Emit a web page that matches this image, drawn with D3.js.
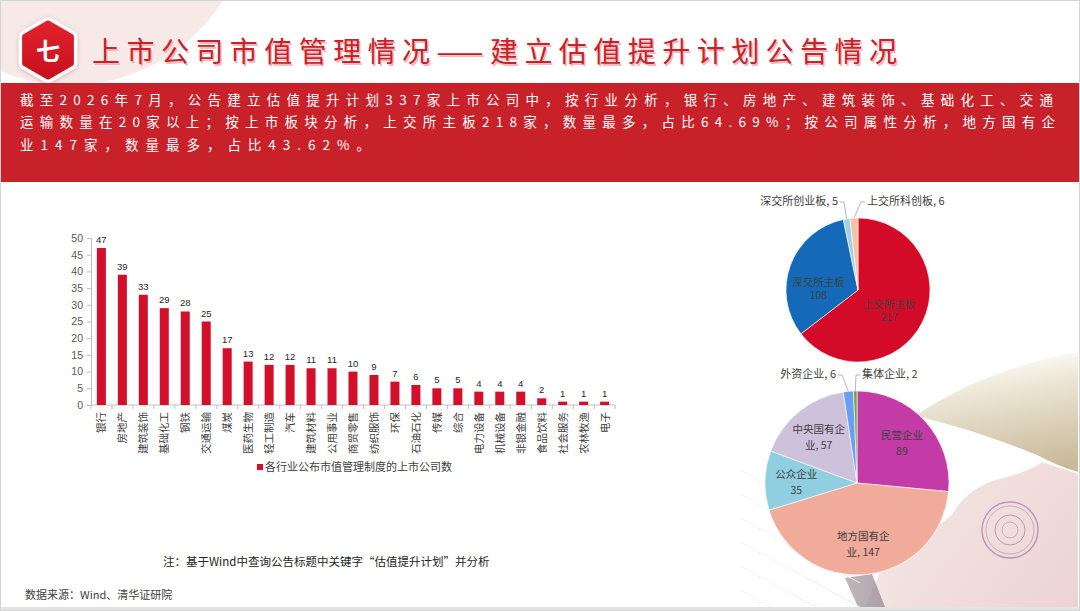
<!DOCTYPE html>
<html>
<head>
<meta charset="utf-8">
<script src="https://cdn.jsdelivr.net/npm/d3@7"></script>
<style>
  body { margin: 0; background: #fff; }
  svg { display: block; }
  text { font-family: "Liberation Sans", "Noto Sans CJK SC", sans-serif; }
  .cjk { font-family: "Noto Sans CJK SC", sans-serif; }
</style>
</head>
<body>
<svg id="slide" width="1080" height="611"></svg>
<script>
// ---- data ----
const badgeText = "七";
const titleText = "上市公司市值管理情况——建立估值提升计划公告情况";
const summaryLines = [
  "截至2026年7月，公告建立估值提升计划337家上市公司中，按行业分析，银行、房地产、建筑装饰、基础化工、交通",
  "运输数量在20家以上；按上市板块分析，上交所主板218家，数量最多，占比64.69%；按公司属性分析，地方国有企",
  "业147家，数量最多，占比43.62%。"
];
const industries = ["银行", "房地产", "建筑装饰", "基础化工", "钢铁", "交通运输", "煤炭", "医药生物",
  "轻工制造", "汽车", "建筑材料", "公用事业", "商贸零售", "纺织服饰", "环保", "石油石化", "传媒",
  "综合", "电力设备", "机械设备", "非银金融", "食品饮料", "社会服务", "农林牧渔", "电子"];
const industryCounts = [47, 39, 33, 29, 28, 25, 17, 13, 12, 12, 11, 11, 10, 9, 7, 6, 5, 5, 4, 4, 4, 2, 1, 1, 1];
const yTicks = [0, 5, 10, 15, 20, 25, 30, 35, 40, 45, 50];
const seriesName = "各行业公布市值管理制度的上市公司数";
const boards = ["上交所主板", "深交所主板", "深交所创业板", "上交所科创板"];
const boardCounts = [217, 108, 5, 6];
const ownerTypes = ["民营企业", "地方国有企业", "公众企业", "中央国有企业", "外资企业", "集体企业"];
const ownerCounts = [89, 147, 35, 57, 6, 2];
const noteText = "注：基于Wind中查询公告标题中关键字“估值提升计划”并分析";
const sourceText = "数据来源：Wind、清华证研院";

const W = 1080, H = 611;
const RED = "#c9212a";
const svg = d3.select("#slide");
const defs = svg.append("defs");

// ---- background decoration ----
function drawBackground() {
  svg.append("rect").attr("width", W).attr("height", H).attr("fill", "#fff");

  // pale pink disc behind the badge
  svg.append("circle").attr("cx", 70).attr("cy", -95).attr("r", 180).attr("fill", "#f8e9e9");

  // photo of book / paper, lower right (rough shapes)
  const beige = defs.append("linearGradient").attr("id", "beige")
    .attr("gradientUnits", "userSpaceOnUse")
    .attr("x1", 1010).attr("y1", 352).attr("x2", 1030).attr("y2", 470);
  beige.append("stop").attr("offset", 0).attr("stop-color", "#ffffff");
  beige.append("stop").attr("offset", 0.3).attr("stop-color", "#ede6d6");
  beige.append("stop").attr("offset", 1).attr("stop-color", "#c8ba99");
  svg.append("path").attr("fill", "url(#beige)")
    .attr("d", "M915,416 C960,385 1020,362 1078,352 L1078,472 C1065,468 1050,462 1037,455 C1000,440 960,426 915,416 Z");

  const pink = defs.append("linearGradient").attr("id", "pink")
    .attr("gradientUnits", "userSpaceOnUse")
    .attr("x1", 900).attr("y1", 470).attr("x2", 1078).attr("y2", 607);
  pink.append("stop").attr("offset", 0).attr("stop-color", "#f4e6e5");
  pink.append("stop").attr("offset", 1).attr("stop-color", "#ecd4d3");
  svg.append("path").attr("fill", "url(#pink)")
    .attr("d", "M1078,474 L1042,462 C1032,470 1012,476 992,481 C972,489 960,500 952,515 C937,528 912,540 887,555 L865,607 L1078,607 Z");

  // seal
  const seal = svg.append("g").attr("transform", "translate(1010,530)")
    .attr("fill", "none").attr("stroke", "#b083b5").attr("opacity", 0.8);
  seal.append("circle").attr("r", 28).attr("stroke-width", 1.4);
  seal.append("circle").attr("r", 24).attr("stroke-width", 0.7);
  seal.append("circle").attr("r", 15).attr("stroke-width", 1);
  seal.append("circle").attr("r", 8).attr("stroke-width", 0.7);

  // dark edge under the pie
  svg.append("path").attr("fill", "#8d8289").attr("opacity", 0.75)
    .attr("d", "M845,578 L872,574 L885,607 L858,607 Z");

  // faint ruled lines of the notebook
  const rules = svg.append("g").attr("stroke", "#e6e6ea").attr("stroke-width", 1);
  d3.range(6).forEach(i => {
    rules.append("line").attr("x1", 740).attr("y1", 470 + i * 24)
      .attr("x2", 860).attr("y2", 535 + i * 24);
  });

  // fade the photo in from the left
  const fade = defs.append("linearGradient").attr("id", "fade").attr("x1", 0).attr("x2", 1);
  fade.append("stop").attr("offset", 0).attr("stop-color", "#fff").attr("stop-opacity", 1);
  fade.append("stop").attr("offset", 0.45).attr("stop-color", "#fff").attr("stop-opacity", 0.6);
  fade.append("stop").attr("offset", 1).attr("stop-color", "#fff").attr("stop-opacity", 0);
  svg.append("rect").attr("x", 640).attr("y", 340).attr("width", 260).attr("height", 271)
    .attr("fill", "url(#fade)");
}

// ---- header: badge, title, red summary band ----
function drawHeader() {
  const hex = d3.range(6).map(i => {
    const a = Math.PI / 3 * i - Math.PI / 2;
    return [48 + 27 * Math.cos(a), 50 + 27 * Math.sin(a)];
  });
  const hexPath = d3.line().curve(d3.curveLinearClosed);

  const shadow = defs.append("filter").attr("id", "soft").attr("x", "-30%").attr("y", "-30%")
    .attr("width", "160%").attr("height", "160%");
  shadow.append("feDropShadow").attr("dx", 0).attr("dy", 1).attr("stdDeviation", 2)
    .attr("flood-color", "#b08080").attr("flood-opacity", 0.5);

  svg.append("path").attr("d", hexPath(hex)).attr("fill", "#fff")
    .attr("stroke", "#fff").attr("stroke-width", 12).attr("stroke-linejoin", "round")
    .attr("filter", "url(#soft)");
  const hexGrad = defs.append("linearGradient").attr("id", "hexGrad")
    .attr("x1", 0).attr("y1", 0).attr("x2", 0).attr("y2", 1);
  hexGrad.append("stop").attr("offset", 0).attr("stop-color", "#e1222c");
  hexGrad.append("stop").attr("offset", 1).attr("stop-color", "#c8101d");
  svg.append("path").attr("d", hexPath(hex)).attr("fill", "url(#hexGrad)")
    .attr("stroke", "url(#hexGrad)").attr("stroke-width", 5).attr("stroke-linejoin", "round");
  svg.append("text").attr("class", "cjk").attr("x", 48).attr("y", 51).attr("dy", "0.36em")
    .attr("text-anchor", "middle").attr("fill", "#fff").attr("font-size", 24).attr("font-weight", 700)
    .text(badgeText);

  // title with a faint offset shadow
  [["#efb9b9", 1.5], [RED, 0]].forEach(([c, off]) => {
    svg.append("text").attr("class", "cjk").attr("x", 92 + off).attr("y", 62 + off)
      .attr("font-size", 28).attr("fill", c)
      .attr("textLength", 805).attr("lengthAdjust", "spacing")
      .text(titleText);
  });

  svg.append("rect").attr("x", 0).attr("y", 83).attr("width", W).attr("height", 99).attr("fill", RED);
  const widths = [1033, 1035, 350];
  svg.append("g").selectAll("text").data(summaryLines).join("text")
    .attr("class", "cjk")
    .attr("x", 20).attr("y", (d, i) => 100 + i * 22.5).attr("dy", "0.36em")
    .attr("font-size", 13.5).attr("fill", "#fff")
    .attr("textLength", (d, i) => widths[i]).attr("lengthAdjust", "spacing")
    .text(d => d);
}

// ---- industry bar chart ----
function drawBars() {
  const x = d3.scaleBand().domain(industries).range([91, 615]).paddingInner(0.57).paddingOuter(0.28);
  const y = d3.scaleLinear().domain([0, 50]).range([405, 238]);
  const g = svg.append("g");

  const yAxis = g.append("g").attr("transform", "translate(91,0)")
    .call(d3.axisLeft(y).tickValues(yTicks).tickSize(4).tickPadding(4));
  yAxis.select(".domain").attr("stroke", "#bfbfbf");
  yAxis.selectAll(".tick line").attr("stroke", "#bfbfbf");
  yAxis.selectAll(".tick text").attr("font-size", 10.5).attr("fill", "#595959")
    .attr("font-family", "Liberation Sans, sans-serif");

  // x axis baseline with ticks between categories
  g.append("line").attr("x1", 91).attr("x2", 615).attr("y1", y(0)).attr("y2", y(0))
    .attr("stroke", "#bfbfbf");
  const step = x.step();
  g.append("g").selectAll("line").data(d3.range(industries.length + 1)).join("line")
    .attr("x1", i => 91 + i * step).attr("x2", i => 91 + i * step)
    .attr("y1", y(0)).attr("y2", y(0) + 4).attr("stroke", "#bfbfbf");

  const bars = g.append("g").selectAll("g").data(industries).join("g");
  bars.append("rect")
    .attr("x", d => x(d)).attr("width", x.bandwidth())
    .attr("y", (d, i) => y(industryCounts[i]))
    .attr("height", (d, i) => y(0) - y(industryCounts[i]))
    .attr("fill", "#d3102b");
  bars.append("text")
    .attr("x", d => x(d) + x.bandwidth() / 2)
    .attr("y", (d, i) => y(industryCounts[i]) - 5)
    .attr("text-anchor", "middle").attr("font-size", 9.5).attr("fill", "#262626")
    .text((d, i) => industryCounts[i]);
  bars.append("text")
    .attr("class", "cjk")
    .attr("transform", d => `translate(${x(d) + x.bandwidth() / 2 + 4},${y(0) + 7}) rotate(-90)`)
    .attr("text-anchor", "end").attr("font-size", 10.5).attr("fill", "#404040")
    .text(d => d);

  // legend
  g.append("rect").attr("x", 257).attr("y", 464).attr("width", 6).attr("height", 6).attr("fill", "#d3102b");
  g.append("text").attr("class", "cjk").attr("x", 265).attr("y", 467).attr("dy", "0.36em")
    .attr("font-size", 11).attr("fill", "#404040").text(seriesName);
}

// ---- pies ----
function drawPie(names, values, opt) {
  const pie = d3.pie().sort(null).startAngle(0).endAngle(2 * Math.PI);
  const arcs = pie(values);
  const arc = d3.arc().innerRadius(0).outerRadius(opt.r);
  const g = svg.append("g").attr("transform", `translate(${opt.cx},${opt.cy})`);

  g.selectAll("path").data(arcs).join("path")
    .attr("d", arc).attr("fill", (d, i) => opt.colors[i])
    .attr("stroke", "#fff").attr("stroke-width", 0.6);

  const polar = (a, rr) => [rr * Math.sin(a), -rr * Math.cos(a)];

  arcs.forEach((d, i) => {
    const name = names[i], v = values[i];
    const out = opt.outside[name];
    if (out) {
      // small slice: label above the pie with a leader line
      const mid = (d.startAngle + d.endAngle) / 2;
      const [px, py] = polar(mid, opt.r);
      const lx = out.dx, ly = -opt.r - 13;
      const side = out.anchor === "end" ? 1 : -1;
      g.append("polyline")
        .attr("points", [[lx + side * 2, ly - 3], [lx + side * 6, ly - 3], [px, py]].join(" "))
        .attr("fill", "none").attr("stroke", "#a6a6a6").attr("stroke-width", 0.8);
      g.append("text").attr("class", "cjk").attr("x", lx).attr("y", ly)
        .attr("text-anchor", out.anchor).attr("font-size", 11).attr("fill", "#404040")
        .text(`${name}, ${v}`);
      return;
    }
    const pos = opt.inside[name] || { a: (d.startAngle + d.endAngle) / 2 * 180 / Math.PI, rf: opt.rf };
    const [tx, ty] = polar(pos.a * Math.PI / 180, opt.r * pos.rf);
    // long names wrap after five characters, as the spreadsheet did
    const lines = name.length > 5 ? [name.slice(0, 5), `${name.slice(5)}, ${v}`] : [name, String(v)];
    g.append("text").attr("class", "cjk").attr("text-anchor", "middle")
      .attr("font-size", 10.5).attr("fill", "#404040")
      .selectAll("tspan").data(lines).join("tspan")
      .attr("x", tx).attr("y", (t, k) => ty - 3 + k * opt.lineGap)
      .text(t => t);
  });
}

drawBackground();
drawHeader();
drawBars();

drawPie(boards, boardCounts, {
  cx: 858, cy: 290, r: 72, rf: 0.6, lineGap: 13,
  colors: ["#d30b29", "#1469b8", "#a3cfe9", "#f6c3a2"],
  inside: { "上交所主板": { a: 124, rf: 0.52 }, "深交所主板": { a: 272, rf: 0.55 } },
  outside: { "深交所创业板": { dx: -20, anchor: "end" }, "上交所科创板": { dx: 9, anchor: "start" } }
});

drawPie(ownerTypes, ownerCounts, {
  cx: 857, cy: 483, r: 92, rf: 0.66, lineGap: 16,
  colors: ["#c23ba6", "#f0ab9b", "#8fcfe1", "#cdc1dc", "#6d9df3", "#6aab3b"],
  inside: {},
  outside: { "外资企业": { dx: -21, anchor: "end" }, "集体企业": { dx: 5, anchor: "start" } }
});

// ---- footnotes and frame ----
svg.append("text").attr("class", "cjk").attr("x", 163).attr("y", 562).attr("dy", "0.36em")
  .attr("font-size", 11.5).attr("fill", "#262626").text(noteText);
svg.append("text").attr("class", "cjk").attr("x", 25).attr("y", 595).attr("dy", "0.36em")
  .attr("font-size", 11).attr("fill", "#404040").text(sourceText);
svg.append("rect").attr("x", 0).attr("y", 607).attr("width", W).attr("height", 4).attr("fill", "#e4e4e4");
svg.append("rect").attr("x", 0.5).attr("y", 0.5).attr("width", W - 1).attr("height", H - 1)
  .attr("fill", "none").attr("stroke", "#d4d4d4");
</script>
</body>
</html>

━━━━

For the listing above, identify each line bearing "with".

Emit a web page that matches this image, drawn with D3.js.
  // title with a faint offset shadow
  // x axis baseline with ticks between categories
      // small slice: label above the pie with a leader line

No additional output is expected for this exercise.